Evan Thomas was at Politics & Prose on Wednesday night at 7 so after doing a bit of apartment hunting, I headed over. He is an editor at Newsweek and preceded his talk by admitting that he was a slight hawk on the Iraq war and wanted to explore his hawkishness by falling back on the general American Hawkishness that seems to date back at least 110 years. He wrote a book about five characters, three hawks and two doves, in the lead up to the Spanish American war. His book is descriptive, offering no pat solutions to prevent our culture's general hawkishness from leading us into the next war, but he was a great speaker and I hope a good author as I did end up purchasing the book.

The Question and Answer period was mostly interesting, including one guy who challenged Thomas's self description as only slightly hawkish, lumping him into the general category of journalist that was not only hawkish but was critical of criticism from the doubters. I do not really recall anything He specifically wrote so I am willing to believe his retort that if we were to go back and review the record, that he did not fall into that extreme category.

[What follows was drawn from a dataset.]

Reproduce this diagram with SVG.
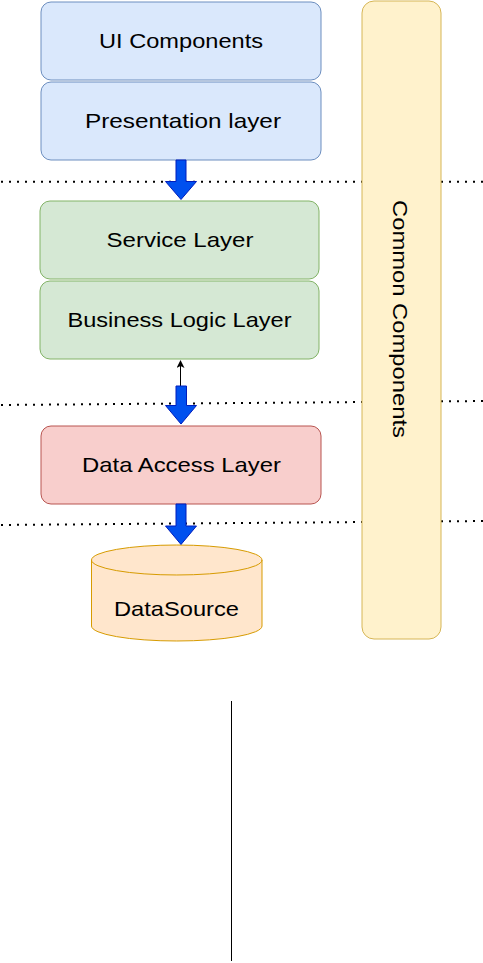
<svg xmlns="http://www.w3.org/2000/svg" width="483" height="963" viewBox="0 0 483 963">
<style>
text{font-family:"Liberation Sans",Arial,Helvetica,sans-serif;font-size:21px;fill:#000;text-anchor:middle}
.blue{fill:#dae8fc;stroke:#6c8ebf;stroke-width:1}
.green{fill:#d5e8d4;stroke:#82b366;stroke-width:1}
.red{fill:#f8cecc;stroke:#b85450;stroke-width:1}
.orange{fill:#ffe6cc;stroke:#d79b00;stroke-width:1}
.yellow{fill:#fff2cc;stroke:#d6b656;stroke-width:1}
.dot{fill:none;stroke:#000;stroke-width:2;stroke-dasharray:2 6}
.barrow{fill:#0050ef;stroke:#001dbc;stroke-width:1}
</style>
<defs>
<marker id="ah" markerWidth="8" markerHeight="8" refX="7" refY="4" orient="auto" markerUnits="userSpaceOnUse" viewBox="0 0 8 8">
<path d="M0,0 L8,4 L0,8 L2,4 Z" fill="#000"/>
</marker>
</defs>
<rect width="483" height="963" fill="#fff"/>
<g id="separators">
<line class="dot" x1="1" y1="181.7" x2="483" y2="181.7"/>
<line class="dot" x1="1" y1="405" x2="483" y2="401"/>
<line class="dot" x1="1" y1="525" x2="483" y2="521"/>
</g>
<g id="common-components">
<rect class="yellow" x="362" y="1" width="79" height="638" rx="12"/>
<text transform="translate(393,319) rotate(90)" textLength="238" lengthAdjust="spacingAndGlyphs">Common Components</text>
</g>
<g id="ui-components">
<rect class="blue" x="41" y="2" width="280" height="78" rx="10"/>
<text x="181" y="48" textLength="164" lengthAdjust="spacingAndGlyphs">UI Components</text>
</g>
<g id="presentation-layer">
<rect class="blue" x="41" y="82" width="280" height="78" rx="10"/>
<text x="183" y="127.5" textLength="196" lengthAdjust="spacingAndGlyphs">Presentation layer</text>
</g>
<g id="service-layer">
<rect class="green" x="40" y="201" width="279" height="78" rx="10"/>
<text x="180" y="247" textLength="147" lengthAdjust="spacingAndGlyphs">Service Layer</text>
</g>
<g id="business-logic-layer">
<rect class="green" x="40" y="281" width="279" height="78" rx="10"/>
<text x="179.5" y="326.5" textLength="224" lengthAdjust="spacingAndGlyphs">Business Logic Layer</text>
</g>
<g id="data-access-layer">
<rect class="red" x="41" y="426" width="280" height="78" rx="10"/>
<text x="181.5" y="472" textLength="199" lengthAdjust="spacingAndGlyphs">Data Access Layer</text>
</g>
<g id="datasource">
<path class="orange" d="M91.5,560 A85.25,15 0 0 1 262,560 L262,626 A85.25,15 0 0 1 91.5,626 Z"/>
<path fill="none" stroke="#d79b00" d="M91.5,560 A85.25,15 0 0 0 262,560"/>
<text x="176.5" y="615.5" textLength="125" lengthAdjust="spacingAndGlyphs">DataSource</text>
</g>
<g id="connectors">
<path class="barrow" d="M176,160 L186,160 L186,181.5 L196.5,181.5 L181,199.5 L165.5,181.5 L176,181.5 Z"/>
<line x1="180.5" y1="386" x2="180.5" y2="361" stroke="#000" stroke-width="1" marker-end="url(#ah)"/>
<path class="barrow" d="M176,386 L186.5,386 L186.5,405.5 L196.5,405.5 L181,424 L165.5,405.5 L176,405.5 Z"/>
<path class="barrow" d="M176,504 L186,504 L186,526 L196.5,526 L181,544.5 L165.5,526 L176,526 Z"/>
<line x1="231.5" y1="701" x2="231.5" y2="961" stroke="#000" stroke-width="1"/>
</g>
</svg>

The questioner's anger was palpable and the reality was that the category he refers too was not really that extreme. It was quite common for the media to be critical of the doubters. Even though I can say with pride that I fall squarely in the skeptics camp long before March 2003, it is interesting that I have mostly moved on. I can understand, even though I rarely think about it, the extreme frustration of those that were proven absolutely correct about the merits of that war be shunned while those that were proven absolutely incorrect keep their lofty and privilged positions as arbiters of the truth and of responsible opinion, Evan Thomas included.